▸ **Exercise aim**:
Write out the material exactly, with the pictures left out.

▸ **Information supplied**:
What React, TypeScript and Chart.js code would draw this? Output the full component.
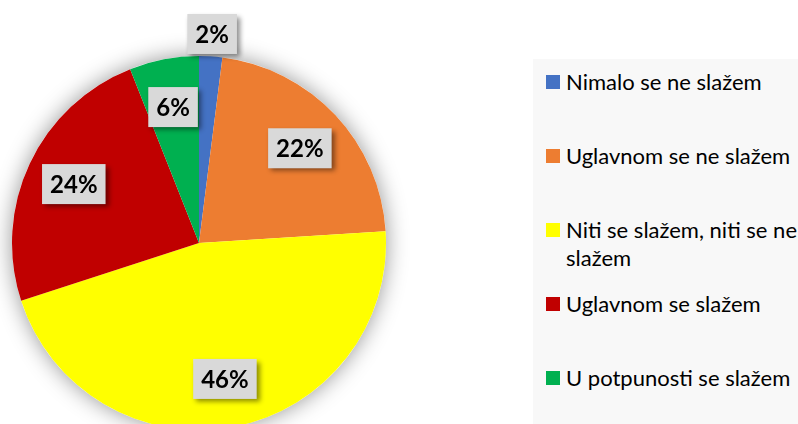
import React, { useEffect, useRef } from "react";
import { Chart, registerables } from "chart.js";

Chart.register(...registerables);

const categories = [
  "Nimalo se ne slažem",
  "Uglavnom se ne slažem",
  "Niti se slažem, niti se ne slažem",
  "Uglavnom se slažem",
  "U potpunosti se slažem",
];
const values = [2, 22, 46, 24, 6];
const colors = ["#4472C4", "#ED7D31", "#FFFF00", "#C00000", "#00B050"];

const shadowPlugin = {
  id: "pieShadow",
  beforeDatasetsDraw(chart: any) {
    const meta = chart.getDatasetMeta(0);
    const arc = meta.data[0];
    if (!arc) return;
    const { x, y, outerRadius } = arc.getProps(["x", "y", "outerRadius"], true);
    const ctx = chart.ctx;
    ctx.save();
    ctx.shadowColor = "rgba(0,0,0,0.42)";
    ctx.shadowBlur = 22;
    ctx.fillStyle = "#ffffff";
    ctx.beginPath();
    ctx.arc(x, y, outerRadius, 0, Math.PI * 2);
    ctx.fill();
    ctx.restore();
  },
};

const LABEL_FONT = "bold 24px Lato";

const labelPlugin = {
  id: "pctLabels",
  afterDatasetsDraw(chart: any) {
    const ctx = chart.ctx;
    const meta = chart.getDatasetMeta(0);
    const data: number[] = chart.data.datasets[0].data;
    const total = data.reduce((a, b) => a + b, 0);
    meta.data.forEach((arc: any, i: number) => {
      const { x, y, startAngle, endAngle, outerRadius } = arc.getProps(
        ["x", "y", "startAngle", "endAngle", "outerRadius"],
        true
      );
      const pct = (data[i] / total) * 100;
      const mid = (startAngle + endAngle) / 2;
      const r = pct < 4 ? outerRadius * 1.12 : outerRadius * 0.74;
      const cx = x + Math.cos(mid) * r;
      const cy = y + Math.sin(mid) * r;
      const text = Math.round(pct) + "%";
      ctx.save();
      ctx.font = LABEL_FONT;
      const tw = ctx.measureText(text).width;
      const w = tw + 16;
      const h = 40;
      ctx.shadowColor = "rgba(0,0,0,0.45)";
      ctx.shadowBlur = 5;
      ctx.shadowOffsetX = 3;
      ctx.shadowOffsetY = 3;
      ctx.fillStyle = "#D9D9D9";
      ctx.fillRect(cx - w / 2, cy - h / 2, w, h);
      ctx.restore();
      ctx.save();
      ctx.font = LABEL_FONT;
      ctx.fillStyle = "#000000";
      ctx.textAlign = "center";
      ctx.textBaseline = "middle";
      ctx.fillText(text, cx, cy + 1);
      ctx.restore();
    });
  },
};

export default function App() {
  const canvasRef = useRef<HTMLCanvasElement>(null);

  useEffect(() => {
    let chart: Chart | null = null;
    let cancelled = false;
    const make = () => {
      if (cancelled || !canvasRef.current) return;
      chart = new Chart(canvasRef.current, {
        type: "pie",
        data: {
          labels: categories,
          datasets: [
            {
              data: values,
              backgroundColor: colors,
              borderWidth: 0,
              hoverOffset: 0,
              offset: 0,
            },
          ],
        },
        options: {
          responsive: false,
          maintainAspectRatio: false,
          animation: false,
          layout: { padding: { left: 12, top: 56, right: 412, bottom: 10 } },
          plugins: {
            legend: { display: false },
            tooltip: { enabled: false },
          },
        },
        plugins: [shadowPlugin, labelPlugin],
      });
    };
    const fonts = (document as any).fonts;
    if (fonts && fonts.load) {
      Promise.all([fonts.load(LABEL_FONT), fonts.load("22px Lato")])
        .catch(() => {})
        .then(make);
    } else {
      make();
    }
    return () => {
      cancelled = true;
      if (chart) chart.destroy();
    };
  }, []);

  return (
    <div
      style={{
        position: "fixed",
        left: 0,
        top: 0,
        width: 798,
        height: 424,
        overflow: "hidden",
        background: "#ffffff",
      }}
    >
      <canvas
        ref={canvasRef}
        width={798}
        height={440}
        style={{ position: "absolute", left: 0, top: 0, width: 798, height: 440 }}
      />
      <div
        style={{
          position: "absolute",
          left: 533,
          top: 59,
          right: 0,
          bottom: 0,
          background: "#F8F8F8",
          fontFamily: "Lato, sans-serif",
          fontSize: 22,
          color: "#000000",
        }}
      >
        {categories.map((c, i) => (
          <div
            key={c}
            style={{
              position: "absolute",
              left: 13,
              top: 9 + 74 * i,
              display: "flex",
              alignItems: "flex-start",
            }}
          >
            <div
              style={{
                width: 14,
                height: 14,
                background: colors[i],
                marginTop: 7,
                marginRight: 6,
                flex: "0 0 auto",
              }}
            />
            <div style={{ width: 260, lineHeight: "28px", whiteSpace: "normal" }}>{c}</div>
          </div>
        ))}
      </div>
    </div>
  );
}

▸ **In response**:
What React, TypeScript and Chart.js code would draw this? Output the full component.
import React, { useEffect, useRef } from "react";
import { Chart, registerables } from "chart.js";

Chart.register(...registerables);

const categories = [
  "Nimalo se ne slažem",
  "Uglavnom se ne slažem",
  "Niti se slažem, niti se ne slažem",
  "Uglavnom se slažem",
  "U potpunosti se slažem",
];
const values = [2, 22, 46, 24, 6];
const colors = ["#4472C4", "#ED7D31", "#FFFF00", "#C00000", "#00B050"];

const shadowPlugin = {
  id: "pieShadow",
  beforeDatasetsDraw(chart: any) {
    const meta = chart.getDatasetMeta(0);
    const arc = meta.data[0];
    if (!arc) return;
    const { x, y, outerRadius } = arc.getProps(["x", "y", "outerRadius"], true);
    const ctx = chart.ctx;
    ctx.save();
    ctx.shadowColor = "rgba(0,0,0,0.42)";
    ctx.shadowBlur = 22;
    ctx.fillStyle = "#ffffff";
    ctx.beginPath();
    ctx.arc(x, y, outerRadius, 0, Math.PI * 2);
    ctx.fill();
    ctx.restore();
  },
};

const LABEL_FONT = "bold 24px Lato";

const labelPlugin = {
  id: "pctLabels",
  afterDatasetsDraw(chart: any) {
    const ctx = chart.ctx;
    const meta = chart.getDatasetMeta(0);
    const data: number[] = chart.data.datasets[0].data;
    const total = data.reduce((a, b) => a + b, 0);
    meta.data.forEach((arc: any, i: number) => {
      const { x, y, startAngle, endAngle, outerRadius } = arc.getProps(
        ["x", "y", "startAngle", "endAngle", "outerRadius"],
        true
      );
      const pct = (data[i] / total) * 100;
      const mid = (startAngle + endAngle) / 2;
      const r = pct < 4 ? outerRadius * 1.12 : outerRadius * 0.74;
      const cx = x + Math.cos(mid) * r;
      const cy = y + Math.sin(mid) * r;
      const text = Math.round(pct) + "%";
      ctx.save();
      ctx.font = LABEL_FONT;
      const tw = ctx.measureText(text).width;
      const w = tw + 16;
      const h = 40;
      ctx.shadowColor = "rgba(0,0,0,0.45)";
      ctx.shadowBlur = 5;
      ctx.shadowOffsetX = 3;
      ctx.shadowOffsetY = 3;
      ctx.fillStyle = "#D9D9D9";
      ctx.fillRect(cx - w / 2, cy - h / 2, w, h);
      ctx.restore();
      ctx.save();
      ctx.font = LABEL_FONT;
      ctx.fillStyle = "#000000";
      ctx.textAlign = "center";
      ctx.textBaseline = "middle";
      ctx.fillText(text, cx, cy + 1);
      ctx.restore();
    });
  },
};

export default function App() {
  const canvasRef = useRef<HTMLCanvasElement>(null);

  useEffect(() => {
    let chart: Chart | null = null;
    let cancelled = false;
    const make = () => {
      if (cancelled || !canvasRef.current) return;
      chart = new Chart(canvasRef.current, {
        type: "pie",
        data: {
          labels: categories,
          datasets: [
            {
              data: values,
              backgroundColor: colors,
              borderWidth: 0,
              hoverOffset: 0,
              offset: 0,
            },
          ],
        },
        options: {
          responsive: false,
          maintainAspectRatio: false,
          animation: false,
          layout: { padding: { left: 12, top: 56, right: 412, bottom: 10 } },
          plugins: {
            legend: { display: false },
            tooltip: { enabled: false },
          },
        },
        plugins: [shadowPlugin, labelPlugin],
      });
    };
    const fonts = (document as any).fonts;
    if (fonts && fonts.load) {
      Promise.all([fonts.load(LABEL_FONT), fonts.load("22px Lato")])
        .catch(() => {})
        .then(make);
    } else {
      make();
    }
    return () => {
      cancelled = true;
      if (chart) chart.destroy();
    };
  }, []);

  return (
    <div
      style={{
        position: "fixed",
        left: 0,
        top: 0,
        width: 798,
        height: 424,
        overflow: "hidden",
        background: "#ffffff",
      }}
    >
      <canvas
        ref={canvasRef}
        width={798}
        height={440}
        style={{ position: "absolute", left: 0, top: 0, width: 798, height: 440 }}
      />
      <div
        style={{
          position: "absolute",
          left: 533,
          top: 59,
          right: 0,
          bottom: 0,
          background: "#F8F8F8",
          fontFamily: "Lato, sans-serif",
          fontSize: 22,
          color: "#000000",
        }}
      >
        {categories.map((c, i) => (
          <div
            key={c}
            style={{
              position: "absolute",
              left: 13,
              top: 9 + 74 * i,
              display: "flex",
              alignItems: "flex-start",
            }}
          >
            <div
              style={{
                width: 14,
                height: 14,
                background: colors[i],
                marginTop: 7,
                marginRight: 6,
                flex: "0 0 auto",
              }}
            />
            <div style={{ width: 260, lineHeight: "28px", whiteSpace: "normal" }}>{c}</div>
          </div>
        ))}
      </div>
    </div>
  );
}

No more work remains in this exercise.